Information provided:
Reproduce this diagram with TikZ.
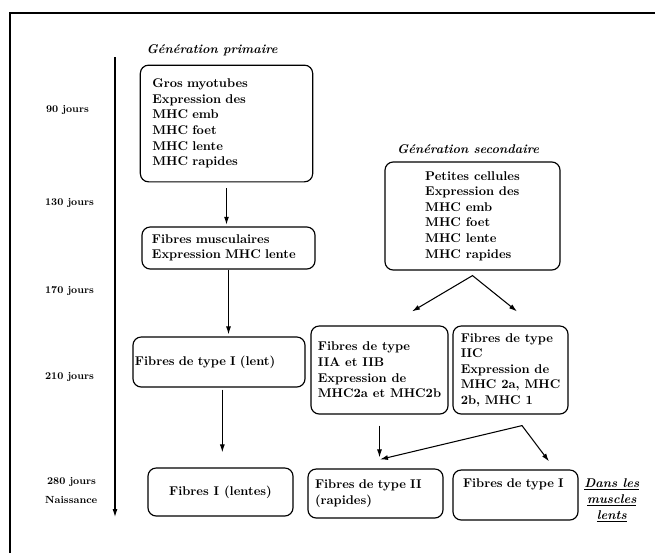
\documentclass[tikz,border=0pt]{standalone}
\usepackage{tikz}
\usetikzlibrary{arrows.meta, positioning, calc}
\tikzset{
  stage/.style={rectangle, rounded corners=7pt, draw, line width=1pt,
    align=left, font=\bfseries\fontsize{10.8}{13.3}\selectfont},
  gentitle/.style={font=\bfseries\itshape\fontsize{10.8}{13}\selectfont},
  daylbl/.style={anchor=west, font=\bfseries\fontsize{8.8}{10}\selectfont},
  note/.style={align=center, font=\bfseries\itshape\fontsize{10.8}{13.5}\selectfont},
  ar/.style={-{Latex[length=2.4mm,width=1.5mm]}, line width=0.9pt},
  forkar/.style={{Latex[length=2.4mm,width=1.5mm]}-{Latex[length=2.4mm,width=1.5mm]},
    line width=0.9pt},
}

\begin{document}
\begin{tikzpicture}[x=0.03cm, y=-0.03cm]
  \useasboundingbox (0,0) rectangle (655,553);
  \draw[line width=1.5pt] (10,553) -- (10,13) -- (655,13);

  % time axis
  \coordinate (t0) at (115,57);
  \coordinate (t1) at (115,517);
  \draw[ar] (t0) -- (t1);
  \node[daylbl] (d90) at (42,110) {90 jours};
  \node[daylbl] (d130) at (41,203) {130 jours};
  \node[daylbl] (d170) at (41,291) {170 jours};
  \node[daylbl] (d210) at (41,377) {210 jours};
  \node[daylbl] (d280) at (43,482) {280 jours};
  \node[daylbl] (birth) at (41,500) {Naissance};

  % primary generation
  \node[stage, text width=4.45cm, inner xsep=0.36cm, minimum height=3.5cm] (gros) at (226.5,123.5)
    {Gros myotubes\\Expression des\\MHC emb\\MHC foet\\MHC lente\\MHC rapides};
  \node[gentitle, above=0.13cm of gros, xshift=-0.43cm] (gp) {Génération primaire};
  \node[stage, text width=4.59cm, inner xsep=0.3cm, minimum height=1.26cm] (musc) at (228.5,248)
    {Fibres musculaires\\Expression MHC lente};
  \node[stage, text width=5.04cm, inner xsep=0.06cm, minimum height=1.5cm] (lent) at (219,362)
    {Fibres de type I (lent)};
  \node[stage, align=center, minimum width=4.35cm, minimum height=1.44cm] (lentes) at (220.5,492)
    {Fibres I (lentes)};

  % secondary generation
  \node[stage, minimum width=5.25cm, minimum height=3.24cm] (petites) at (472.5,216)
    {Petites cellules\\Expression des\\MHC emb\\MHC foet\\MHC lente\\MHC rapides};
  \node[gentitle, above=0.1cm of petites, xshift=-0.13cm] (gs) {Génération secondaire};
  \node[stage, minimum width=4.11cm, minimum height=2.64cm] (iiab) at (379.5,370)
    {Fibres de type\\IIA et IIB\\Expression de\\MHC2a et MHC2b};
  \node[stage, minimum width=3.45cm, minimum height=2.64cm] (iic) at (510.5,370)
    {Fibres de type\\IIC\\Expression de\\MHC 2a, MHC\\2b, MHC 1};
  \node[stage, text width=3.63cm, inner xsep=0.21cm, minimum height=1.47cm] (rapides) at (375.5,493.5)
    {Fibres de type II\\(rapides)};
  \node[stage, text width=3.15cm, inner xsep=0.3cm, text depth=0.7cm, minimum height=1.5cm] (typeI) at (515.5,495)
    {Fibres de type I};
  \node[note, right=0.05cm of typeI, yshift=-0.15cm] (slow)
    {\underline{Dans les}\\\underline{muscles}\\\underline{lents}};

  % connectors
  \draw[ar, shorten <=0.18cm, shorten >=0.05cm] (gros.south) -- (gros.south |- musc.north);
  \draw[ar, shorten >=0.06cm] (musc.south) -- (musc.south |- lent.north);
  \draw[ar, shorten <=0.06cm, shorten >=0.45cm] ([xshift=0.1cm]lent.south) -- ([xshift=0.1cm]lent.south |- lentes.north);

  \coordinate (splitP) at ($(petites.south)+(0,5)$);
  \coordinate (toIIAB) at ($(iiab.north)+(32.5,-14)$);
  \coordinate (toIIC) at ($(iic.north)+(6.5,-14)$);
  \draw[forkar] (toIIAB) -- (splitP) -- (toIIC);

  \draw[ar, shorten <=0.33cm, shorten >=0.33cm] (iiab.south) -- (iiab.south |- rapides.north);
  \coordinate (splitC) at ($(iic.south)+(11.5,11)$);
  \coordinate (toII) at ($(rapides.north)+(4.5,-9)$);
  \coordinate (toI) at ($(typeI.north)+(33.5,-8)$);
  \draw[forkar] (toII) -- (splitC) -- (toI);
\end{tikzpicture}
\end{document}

Short task: Repeat only what lies between the start of the data and the end of the line containing "(10,13) -- (655,13);", exactly, with pictures left out.

Correct answer:
Reproduce this diagram with TikZ.
\documentclass[tikz,border=0pt]{standalone}
\usepackage{tikz}
\usetikzlibrary{arrows.meta, positioning, calc}
\tikzset{
  stage/.style={rectangle, rounded corners=7pt, draw, line width=1pt,
    align=left, font=\bfseries\fontsize{10.8}{13.3}\selectfont},
  gentitle/.style={font=\bfseries\itshape\fontsize{10.8}{13}\selectfont},
  daylbl/.style={anchor=west, font=\bfseries\fontsize{8.8}{10}\selectfont},
  note/.style={align=center, font=\bfseries\itshape\fontsize{10.8}{13.5}\selectfont},
  ar/.style={-{Latex[length=2.4mm,width=1.5mm]}, line width=0.9pt},
  forkar/.style={{Latex[length=2.4mm,width=1.5mm]}-{Latex[length=2.4mm,width=1.5mm]},
    line width=0.9pt},
}

\begin{document}
\begin{tikzpicture}[x=0.03cm, y=-0.03cm]
  \useasboundingbox (0,0) rectangle (655,553);
  \draw[line width=1.5pt] (10,553) -- (10,13) -- (655,13);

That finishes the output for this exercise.